借用鲁迅的话说,就是:“中国的精神文明,早被枪炮打败了,经过了许多经验,已经要证明所有的还是一无所有。”正是这种被打败而又看不到反败为胜的希望,中国社会才出现了广泛的精神崩溃。
中国精英群体在文化信心和民族信心崩溃之后,不得不接受了西方殖民者的文化霸权及其对中国的妖魔化描述,不得不从精神文化、民族性格甚至人种层面为中国的失败与绝望寻找原因。
以诞生于1902年的梁启超《新民说》为标志,中国精英人物逐步认可了西方殖民主义者对于中国国民性的许多批评。五四运动期间,陈独秀、鲁迅则将“国民性批判”发展为对“传统文化”的全面批判。
在这个声势浩大的“国民性批判”和“传统文化批判”思潮中,中国最有影响力的一批知识精英几乎全都声气相投。李大钊、陈独秀、胡适、钱玄同、蔡元培、鲁迅、周作人、林语堂等等,竞相发表自己的研究成果,毫不留情地批评中国文化和中国国民性的弱点,连一直坚定维护中国文化价值的梁漱溟,也不得不顺应时俗,给中国传统文化和国民性总结出十几条缺陷。在那个精神崩溃的时代,各路中国精英达成一个共识,大家顺理成章地将“国民劣根性”看作中国不能及时实现现代化的最主要障碍。
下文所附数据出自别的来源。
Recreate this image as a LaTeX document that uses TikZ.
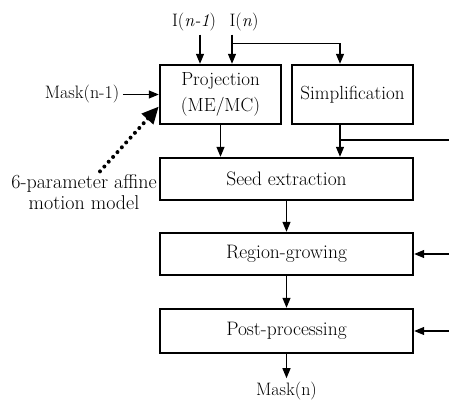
\documentclass[tikz,border=0pt]{standalone}
\usepackage{tikz}
\usetikzlibrary{positioning, arrows.meta, calc}
\tikzset{
  block/.style={rectangle, minimum width=253pt, minimum height=42pt, text centered, inner sep=2pt, draw=black, line width=2.4pt, font=\fontsize{19.5}{22}\selectfont},
  halfblock/.style={block, minimum width=121pt, minimum height=59pt, align=center, font=\fontsize{19}{26}\selectfont},
  arrow/.style={line width=1.2pt, -{Triangle[length=10pt, width=8pt]}},
  feed/.style={line width=1.2pt},
  dotarrow/.style={line width=4pt, line cap=round, dash pattern=on 0pt off 6.5pt, -{Triangle[length=17pt, width=15pt]}}
}
\begin{document}
\begin{tikzpicture}[x=1pt, y=-1pt, every node/.style={font=\fontsize{18}{21}\selectfont}]
        \useasboundingbox (0,0) rectangle (449,401);
        \coordinate (edge) at (449,0);

        \node (proj) [halfblock] at (220.5,94.5) {Projection\\(ME/MC)};
        \node (simp) [halfblock, right=8.6pt of proj] {Simplification};
        \node (seed) [block, below right=31.6pt and 0pt of proj.south west] {Seed extraction};
        \node (grow) [block, below=30.6pt of seed] {Region-growing};
        \node (post) [block, below=31.6pt of grow, minimum height=44pt] {Post-processing};
        \node (maskout) [below=24pt of post] {Mask(n)};
        \node (maskin) [left=36pt of proj] {Mask(n-1)};
        \node (inprev) at (194,22) {I(\textit{n-1})};
        \node (incur) at (244,22) {I(\textit{n})};
        \node (affine) [align=center, font=\fontsize{20}{21}\selectfont] at (84,192.5) {6-parameter affine\\motion model};

        % Entradas de la proyeccion
        \draw [arrow] ([xshift=6pt]inprev.south) -- ([xshift=-20.5pt]proj.north);
        \draw [arrow] ([xshift=-12pt]incur.south) -- ([xshift=11.5pt]proj.north);
        \coordinate (split) at ($([xshift=-12pt]incur.south)!0.3!([xshift=11.5pt]proj.north)$);
        \draw [arrow] (split) -| ([xshift=-12.5pt]simp.north);
        \draw [arrow] (maskin) -- (proj);
        \draw [dotarrow] ([xshift=16pt]affine.north) -- ([yshift=-12pt]proj.west);

        % Hacia la extraccion de semillas
        \draw [arrow] (proj.south) -- (proj.south |- seed.north);
        \draw [arrow] ([xshift=-12.5pt]simp.south) -- ([xshift=-12.5pt]simp.south |- seed.north);
        \coordinate (tap) at ($([xshift=-12.5pt]simp.south)!0.47!([xshift=-12.5pt]simp.south |- seed.north)$);
        \draw [feed] (tap) -- (tap -| edge);

        \draw [arrow] (seed) -- (grow);
        \draw [arrow] (grow) -- (post);
        \draw [arrow] (post) -- (maskout);

        % Entradas por la derecha
        \draw [arrow] (grow.east -| edge) -- (grow.east);
        \draw [arrow] (post.east -| edge) -- (post.east);
\end{tikzpicture}
\end{document}
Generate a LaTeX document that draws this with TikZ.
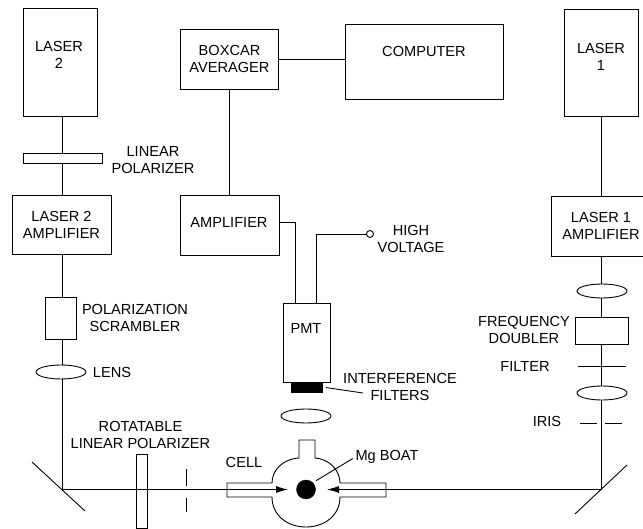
\documentclass[tikz,border=0pt]{standalone}
\usepackage{fontspec}
\setmainfont{Liberation Sans}
\usetikzlibrary{arrows.meta, shapes.geometric}
\tikzset{
  optbox/.style={draw=black, rectangle, line width=0.9pt, inner sep=0pt, align=center},
  lens/.style={draw=black, ellipse, line width=0.9pt, minimum width=50pt, minimum height=14pt, inner sep=0pt},
  lbl/.style={inner sep=0pt, align=center},
  wire/.style={line width=0.9pt, black},
  arr/.style={-{Latex[length=12pt,width=7pt]}, line width=0.9pt, black},
}
\begin{document}
\begin{tikzpicture}[x=1pt, y=-1pt, every node/.style={font=\fontsize{14.6}{17}\selectfont}]
  \useasboundingbox (0,0) rectangle (643,529);
  \clip (0,0) rectangle (643,529);

  \coordinate (beamL) at (62,489.5);
  \coordinate (beamR) at (601,489.5);

  \node[optbox, minimum width=74pt, minimum height=108pt] (laser2) at (60,62) {};
  \node[lbl] (laser2txt) at (59,55) {LASER\\2};
  \node[optbox, minimum width=79pt, minimum height=10pt] (linpol) at (62.5,158) {};
  \node[lbl] (linpoltxt) at (153,160) {LINEAR\\POLARIZER};
  \node[optbox, minimum width=99pt, minimum height=59pt] (amp2) at (61.5,224.5) {LASER 2\\AMPLIFIER};
  \node[optbox, minimum width=31pt, minimum height=42pt] (scram) at (60.5,318) {};
  \node[lbl] (scramtxt) at (135,318) {POLARIZATION\\SCRAMBLER};
  \node[lens] (lens2) at (61,372) {};
  \node[lbl] (lens2txt) at (112,372) {LENS};

  \node[optbox, minimum width=98pt, minimum height=60pt] (boxcar) at (229.5,59) {BOXCAR\\AVERAGER};
  \node[optbox, minimum width=158pt, minimum height=75pt] (computer) at (424,61.5) {};
  \node[lbl] (computertxt) at (424,51) {COMPUTER};
  \node[optbox, minimum width=99pt, minimum height=60pt] (amp) at (229.5,225) {};
  \node[lbl] (amptxt) at (229,222) {AMPLIFIER};
  \node[optbox, minimum width=47pt, minimum height=79pt] (pmt) at (306.5,342.5) {};
  \node[lbl] (pmttxt) at (306,328) {PMT};
  \node[draw=black, fill=black, rectangle, inner sep=0pt, minimum width=31pt, minimum height=10pt] (pmtfilt) at (306.5,387) {};
  \node[lbl] (pmtfilttxt) at (400,386.5) {INTERFERENCE\\FILTERS};
  \node[lens] (lens3) at (306,416) {};
  \node[draw=black, circle, line width=0.9pt, inner sep=0pt, minimum size=7pt] (hv) at (370,234) {};
  \node[lbl] (hvtxt) at (411,238.5) {HIGH\\VOLTAGE};

  \node[optbox, minimum width=74pt, minimum height=107pt] (laser1) at (601,62.5) {};
  \node[lbl] (laser1txt) at (601,56.5) {LASER\\1};
  \node[optbox, minimum width=100pt, minimum height=60pt] (amp1) at (601,226) {LASER 1\\AMPLIFIER};
  \node[lens] (lens1) at (602,291) {};
  \node[optbox, minimum width=53pt, minimum height=27pt] (doubler) at (601.5,330.5) {};
  \node[lbl] (doublertxt) at (524,330) {FREQUENCY\\DOUBLER};
  \node[lbl] (filtertxt) at (525,366) {FILTER};
  \node[lens] (lens4) at (602,393) {};
  \node[lbl] (iristxt) at (547,421) {IRIS};

  \node[optbox, minimum width=11pt, minimum height=74pt] (rotpol) at (141.5,491) {};
  \node[lbl] (rotpoltxt) at (140.5,435) {ROTATABLE\\LINEAR POLARIZER};
  \node[lbl] (celltxt) at (244,462) {CELL};
  \node[lbl] (mgtxt) at (387,457) {Mg BOAT};
  \node[draw=black, fill=black, circle, inner sep=0pt, minimum size=19pt] (boat) at (306,489.5) {};

  \coordinate (mirLa) at (32,462);
  \coordinate (mirLb) at (85,511);
  \coordinate (mirRa) at (575,514);
  \coordinate (mirRb) at (627,465);
  \coordinate (tipL) at (288,489.5);
  \coordinate (tipR) at (327,489.5);
  \coordinate (filtL) at (578,366);
  \coordinate (filtR) at (626,366);
  \coordinate (pmtleadend) at (363,393);

  \draw[wire] (beamL |- laser2.south) -- (beamL |- linpol.north);
  \draw[wire] (beamL |- linpol.south) -- (beamL |- amp2.north);
  \draw[wire] (beamL |- amp2.south) -- (beamL |- scram.north);
  \draw[wire] (beamL |- scram.south) -- (beamL |- lens2.north);
  \draw[wire] (beamL |- lens2.south) -- (beamL);
  \draw[wire] (mirLa) -- (mirLb);
  \draw[arr] (beamL) -- (tipL);
  \draw[arr] (beamR) -- (tipR);
  \draw[wire] (mirRa) -- (mirRb);

  \draw[wire] (boxcar.east) -- (computer.west |- boxcar.east);
  \draw[wire] (boxcar.south) -- (amp.north);
  \draw[wire] (amp.east |- amptxt) -| (295.5,303);
  \draw[wire] (316,303) |- (hv.west);
  \draw[wire, shorten <=4pt] (pmtfilt.east) -- (pmtleadend);

  \draw[wire] (beamR |- laser1.south) -- (beamR |- amp1.north);
  \draw[wire] (beamR |- amp1.south) -- (beamR |- lens1.north);
  \draw[wire] (beamR |- lens1.south) -- (beamR |- doubler.north);
  \draw[wire] (beamR |- doubler.south) -- (beamR |- lens4.north);
  \draw[wire] (beamR |- lens4.south) -- (beamR);
  \draw[wire] (filtL) -- (filtR);
  \draw[wire] (580,423) -- (597,423);
  \draw[wire] (605,423) -- (622,423);

  \draw[wire] (186.5,469) -- (186.5,486);
  \draw[wire] (186.5,498) -- (186.5,512);

  \draw[wire] (227,483) -- (272,483) .. controls (272,470) and (283,459) .. (299,458) -- (299,440) -- (315,440) -- (315,458)
    .. controls (329,459) and (340,470) .. (340,483) -- (386,483) -- (386,497) -- (340,497)
    .. controls (340,515) and (325,527) .. (306,527) .. controls (287,527) and (272,515) .. (272,497) -- (227,497) -- cycle;
  \draw[wire, shorten >=3pt, shorten <=3.5pt] (boat.45) -- (mgtxt.west);
\end{tikzpicture}
\end{document}
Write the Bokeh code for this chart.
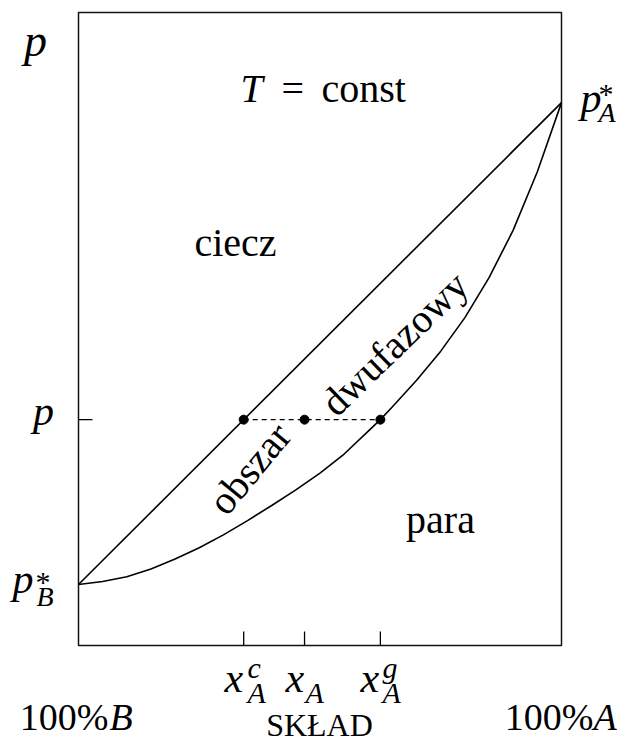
from bokeh.plotting import figure
from bokeh.models import Range1d, ColumnDataSource
from bokeh.core.properties import value
from bokeh.embed import file_html
from bokeh.resources import INLINE

# --- data: isothermal p–x diagram of an ideal binary mixture A/B ---
composition_range = [0.0, 1.0]          # 0 = 100% B, 1 = 100% A
pressure_range = [0.718, 3.647]         # pressure span of the diagram box
p_B_star = 1.00                         # vapour pressure of pure B
p_A_star = 3.23                         # vapour pressure of pure A

# liquidus (bubble line) – straight line between the pure-component pressures
liquid_x = [0.0, 1.0]
liquid_p = [p_B_star, p_A_star]

# vapour (dew) line
vapour_x = [0.000, 0.050, 0.100, 0.150, 0.200, 0.250, 0.300, 0.350, 0.400,
            0.450, 0.500, 0.550, 0.600, 0.625, 0.650, 0.700, 0.750, 0.800,
            0.850, 0.900, 0.950, 1.000]
vapour_p = [1.000, 1.014, 1.036, 1.072, 1.118, 1.170, 1.230, 1.296, 1.366,
            1.438, 1.516, 1.604, 1.710, 1.763, 1.823, 1.945, 2.080, 2.235,
            2.420, 2.640, 2.910, 3.230]

# tie line at pressure p: liquid x_A^c, overall x_A, vapour x_A^g
tie_p = 1.763
tie_x = [0.342, 0.468, 0.625]

# --- canvas geometry: the diagram box sits inside a full-canvas frame ---
W, H = 626, 742
BOX_L, BOX_R, BOX_T, BOX_B = 78, 561, 12, 645
X0, X1 = composition_range
Y0, Y1 = pressure_range


def dx(px):
    """canvas pixel column -> composition"""
    return X0 + (px - BOX_L) / (BOX_R - BOX_L) * (X1 - X0)


def dy(py):
    """canvas pixel row -> pressure"""
    return Y0 + (BOX_B - py) / (BOX_B - BOX_T) * (Y1 - Y0)


p = figure(width=W, height=H, output_backend="svg", toolbar_location=None,
           x_range=Range1d(dx(0), dx(W)), y_range=Range1d(dy(H), dy(0)),
           min_border=0, x_axis_location=None, y_axis_location=None)
p.grid.visible = False
p.outline_line_color = None
p.background_fill_color = "white"
p.border_fill_color = "white"

# diagram box
p.quad(left=[X0], right=[X1], bottom=[Y0], top=[Y1], fill_color=None,
       line_color="#111111", line_width=1.5)

# phase boundaries
p.line(liquid_x, liquid_p, line_color="black", line_width=1.6)
p.line(vapour_x, vapour_p, line_color="black", line_width=1.6)

# tie line and its three points
p.line([tie_x[0], tie_x[-1]], [tie_p, tie_p], line_color="black",
       line_width=1.1, line_dash="5 4")
p.scatter(tie_x, [tie_p] * len(tie_x), size=9, color="black")

# inward tick marks on the box
tick_len_y = dy(BOX_B - 14) - Y0
tick_len_x = dx(BOX_L + 14) - X0
ticks = ColumnDataSource(dict(x0=tie_x, y0=[Y0] * 3,
                              x1=tie_x, y1=[Y0 + tick_len_y] * 3))
p.segment("x0", "y0", "x1", "y1", source=ticks, line_color="black", line_width=1.3)
p.segment([X0], [tie_p], [X0 + tick_len_x], [tie_p], line_color="black", line_width=1.3)

SERIF = "Liberation Serif"
BASELINE_SHIFT = 0.34   # alphabetic baseline correction, in em


def txt(s, px, py, size, italic=False, align="left", baseline="alphabetic", angle=0.0):
    if baseline == "alphabetic":
        py -= BASELINE_SHIFT * size
    p.text(x=[dx(px)], y=[dy(py)], text=[s], text_font=value(SERIF),
           text_font_size=f"{size}px",
           text_font_style="italic" if italic else "normal",
           text_align=align, text_baseline=baseline,
           text_color="black", angle=angle)


# axis symbol
txt("p", 35, 56, 46, italic=True, align="center")

# title inside the box
txt("T", 240, 102, 40, italic=True)
txt("=", 281, 102, 40)
txt("const", 321, 102, 40)

# region names
txt("ciecz", 235, 256, 40, align="center")
txt("para", 440, 533, 40, align="center")
txt("obszar", 249, 468, 40, align="center", baseline="middle", angle=0.88)
txt("dwufazowy", 394, 343, 40, align="center", baseline="middle", angle=0.77)

# pressure labels
txt("p", 580, 112, 42, italic=True)
txt("*", 598, 103, 30)
txt("A", 598, 122, 28, italic=True)

txt("p", 43, 425, 42, italic=True, align="center")

txt("p", 12, 593, 42, italic=True)
txt("*", 35, 591, 30)
txt("B", 36, 606, 28, italic=True)

# composition labels
txt("x", 224, 692, 42, italic=True)
txt("c", 247, 677, 30, italic=True)
txt("A", 247, 702, 30, italic=True)

txt("x", 285, 692, 42, italic=True)
txt("A", 305, 702, 30, italic=True)

txt("x", 360, 692, 42, italic=True)
txt("g", 382, 677, 30, italic=True)
txt("A", 382, 702, 30, italic=True)

txt("100%", 108, 729, 38, align="right")
txt("B", 109, 729, 38, italic=True)
txt("100%", 593, 729, 38, align="right")
txt("A", 593, 729, 38, italic=True)
txt("SKŁAD", 319, 735, 32, align="center")

open("out.html", "w").write(file_html(p, INLINE))
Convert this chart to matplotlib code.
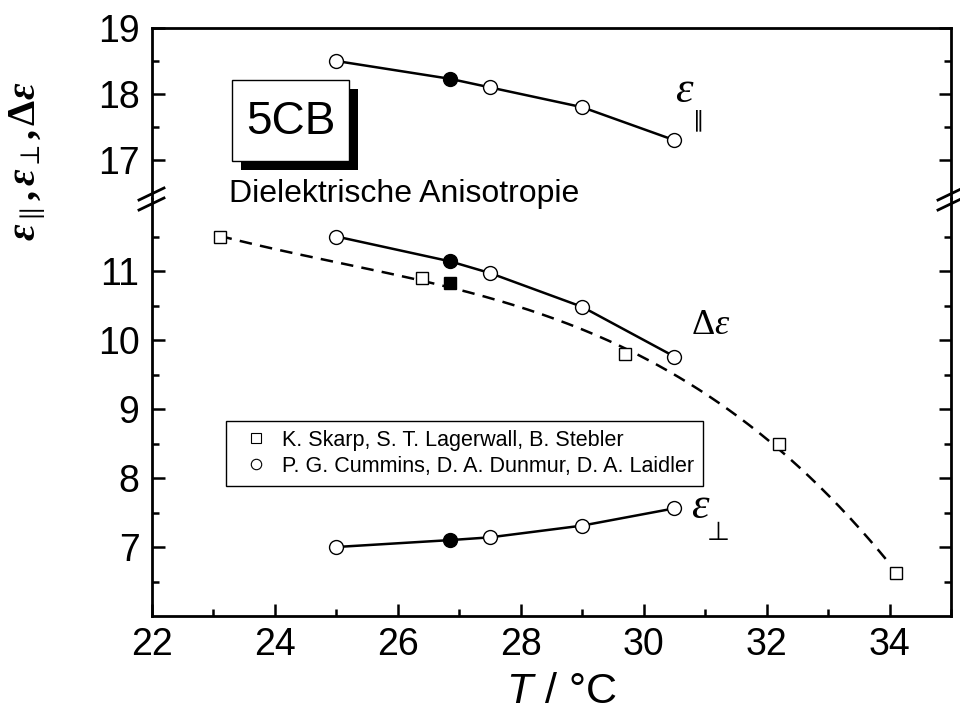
import numpy as np
import matplotlib
matplotlib.use("Agg")
import matplotlib.pyplot as plt
from matplotlib.lines import Line2D
from matplotlib.patches import Rectangle
from matplotlib.ticker import MultipleLocator, FixedLocator

plt.rcParams['font.family'] = ['Liberation Sans', 'DejaVu Sans']
plt.rcParams['mathtext.fontset'] = 'custom'
plt.rcParams['mathtext.rm'] = 'Liberation Serif'
plt.rcParams['mathtext.it'] = 'Liberation Serif:italic'
plt.rcParams['mathtext.bf'] = 'Liberation Serif:bold'
plt.rcParams['mathtext.tt'] = 'Liberation Serif:bold:italic'
plt.rcParams['mathtext.sf'] = 'Liberation Sans:italic'

# Cummins, Dunmur, Laidler (circles); index 1 is the filled point
T_circ = [25.0, 26.85, 27.5, 29.0, 30.5]
eps_par = [18.5, 18.23, 18.1, 17.8, 17.3]
eps_perp = [7.0, 7.1, 7.14, 7.31, 7.56]
d_eps = [11.5, 11.14, 10.97, 10.48, 9.76]
filled_idx = 1

# Skarp, Lagerwall, Stebler (squares)
T_sq = [23.1, 26.4, 29.7, 32.2, 34.1]
d_eps_sq = [11.5, 10.9, 9.79, 8.5, 6.62]
T_sq_filled = [26.85]
d_eps_sq_filled = [10.83]

legend_labels = ["K. Skarp, S. T. Lagerwall, B. Stebler",
                 "P. G. Cummins, D. A. Dunmur, D. A. Laidler"]

W, H = 960, 711
fig = plt.figure(figsize=(W / 100, H / 100), dpi=100)

left, right, bottom, brk, top = 152, 951, 616, 198, 28
ax_lo = fig.add_axes([left / W, 1 - bottom / H, (right - left) / W, (bottom - brk) / H])
ax_hi = fig.add_axes([left / W, 1 - brk / H, (right - left) / W, (brk - top) / H])

ax_lo.set_ylim(6, 6 + (bottom - brk) / 69.0)
ax_hi.set_ylim(19 - (brk - top) / 66.0, 19)
for ax in (ax_lo, ax_hi):
    ax.set_xlim(22, 35)
    for s in ax.spines.values():
        s.set_linewidth(2.0)
    ax.tick_params(which='both', direction='in', width=1.8, labelsize=27,
                   right=True, top=False)
    ax.tick_params(which='major', length=9, pad=9)
    ax.tick_params(which='minor', length=5)

ax_lo.spines['top'].set_visible(False)
ax_hi.spines['bottom'].set_visible(False)
ax_hi.tick_params(axis='x', which='both', bottom=False, labelbottom=False)

ax_lo.xaxis.set_major_locator(MultipleLocator(2))
ax_lo.xaxis.set_minor_locator(MultipleLocator(1))
ax_lo.tick_params(axis='x', pad=8)
ax_lo.yaxis.set_major_locator(FixedLocator([7, 8, 9, 10, 11]))
ax_lo.yaxis.set_minor_locator(FixedLocator([6.5, 7.5, 8.5, 9.5, 10.5, 11.5]))
ax_hi.yaxis.set_major_locator(FixedLocator([17, 18, 19]))
ax_hi.yaxis.set_minor_locator(FixedLocator([17.5, 18.5]))

open_idx = [i for i in range(len(T_circ)) if i != filled_idx]
circ = dict(marker='o', ms=10, mew=1.0, mec='k', ls='none', zorder=4)


def draw_series(ax, y):
    ax.plot(T_circ, y, color='k', lw=1.8, zorder=3)
    ax.plot([T_circ[i] for i in open_idx], [y[i] for i in open_idx], mfc='white', **circ)
    ax.plot([T_circ[filled_idx]], [y[filled_idx]], mfc='k', **circ)


draw_series(ax_hi, eps_par)
draw_series(ax_lo, d_eps)
draw_series(ax_lo, eps_perp)

# fitted dashed curve through the Skarp data
coef = np.polyfit(T_sq, d_eps_sq, 3)
tt = np.linspace(T_sq[0], 33.95, 200)
ax_lo.plot(tt, np.polyval(coef, tt), color='k', lw=1.8, ls=(0, (5, 3.3)), zorder=2)
ax_lo.plot(T_sq, d_eps_sq, marker='s', ms=9, mfc='white', mec='k', mew=1.0, ls='none', zorder=4)
ax_lo.plot(T_sq_filled, d_eps_sq_filled, marker='s', ms=9, mfc='k', mec='k', mew=1.0, ls='none', zorder=4)

# curve labels
ax_hi.text(30.67, 18.05, r'$\varepsilon$', fontsize=32, ha='center', va='center')
ax_hi.text(30.9, 17.6, '∥', fontsize=16, ha='center', va='center', family='DejaVu Sans')
ax_lo.text(31.09, 10.22, r'$\Delta\varepsilon$', fontsize=26, ha='center', va='center')
ax_lo.text(30.93, 7.58, r'$\varepsilon$', fontsize=32, ha='center', va='center')
ax_lo.text(31.22, 7.2, '⊥', fontsize=19, ha='center', va='center', family='DejaVu Sans')

# legend
h_sq = Line2D([], [], ls='none', marker='s', ms=7, mfc='white', mec='k', mew=0.8)
h_ci = Line2D([], [], ls='none', marker='o', ms=7.5, mfc='white', mec='k', mew=0.8)
leg = ax_lo.legend([h_sq, h_ci], legend_labels, loc='upper left',
                   bbox_to_anchor=(226 / W, 1 - 421 / H), bbox_transform=fig.transFigure,
                   fancybox=False, edgecolor='k', framealpha=1, fontsize=15.5,
                   handlelength=2.0, handletextpad=0.2, borderpad=0.4,
                   labelspacing=0.25, borderaxespad=0)
leg.get_frame().set_linewidth(1.0)


def px(x, y):
    return x / W, 1 - y / H


# axis break marks
for xc in (left, right):
    for yc in (194, 204):
        x0, y0 = px(xc - 13, yc + 6)
        x1, y1 = px(xc + 12, yc - 6)
        fig.add_artist(Line2D([x0, x1], [y0, y1], color='k', lw=2.0))

# 5CB box with shadow
bx, by, bw, bh = 232, 80, 117, 81
fig.add_artist(Rectangle(px(bx + 9, by + 9 + bh), bw / W, bh / H, transform=fig.transFigure,
                         facecolor='k', edgecolor='k', lw=0, zorder=5))
fig.add_artist(Rectangle(px(bx, by + bh), bw / W, bh / H, transform=fig.transFigure,
                         facecolor='white', edgecolor='k', lw=1.0, zorder=6))
fig.text(*px(bx + bw / 2, by + bh / 2 + 1), '5CB', fontsize=33, ha='center', va='center', zorder=7)
fig.text(*px(229, 202), 'Dielektrische Anisotropie', fontsize=23, ha='left', va='baseline')

# axis labels
fig.text(*px(561, 692), r'$\mathsf{T}$ / °C', fontsize=31, ha='center', va='center')
fig.text(*px(28, 161),
         r'$\mathtt{\varepsilon}_{\parallel}\mathbf{,}\,\mathtt{\varepsilon}_{\perp}\mathbf{,}\,\mathbf{\Delta}\mathtt{\varepsilon}$',
         fontsize=29, rotation=90, ha='center', va='center')

fig.savefig('out.png', dpi=100)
由于五四新文化被后来的历史奉为主流,“国民劣根性”学说自然也有幸享有主流文化之尊,对中国国民性的批判由此成为中国现代文化史上最为热闹、最为核心的主题之一。
我们这几代读书人都是在这样的教育资源中成长起来的。吃狼奶长大的幼崽,对于捕杀兔子只觉得理所当然;在非洲狮子群体中长大的幼狮,对于猎杀非洲水牛只觉得理所当然。在五四精神哺育下成长起来的几代中国人,对于猛烈批判本民族、本人种、本社会的国民劣根性,也一直觉得理所当然。
而且,我们一直把西方社会和西方人作为我们批判中国国民劣根性的最重要的正面资源,看作我们在国民性改造方面的终极目标和理想。往往谁在批评国民性上表现得最为尖锐,谁就成为最引人注目的作家和学者。当年陈独秀、鲁迅都是这样振聋发聩的,后来的柏杨、李敖也是这样脱颖而出的。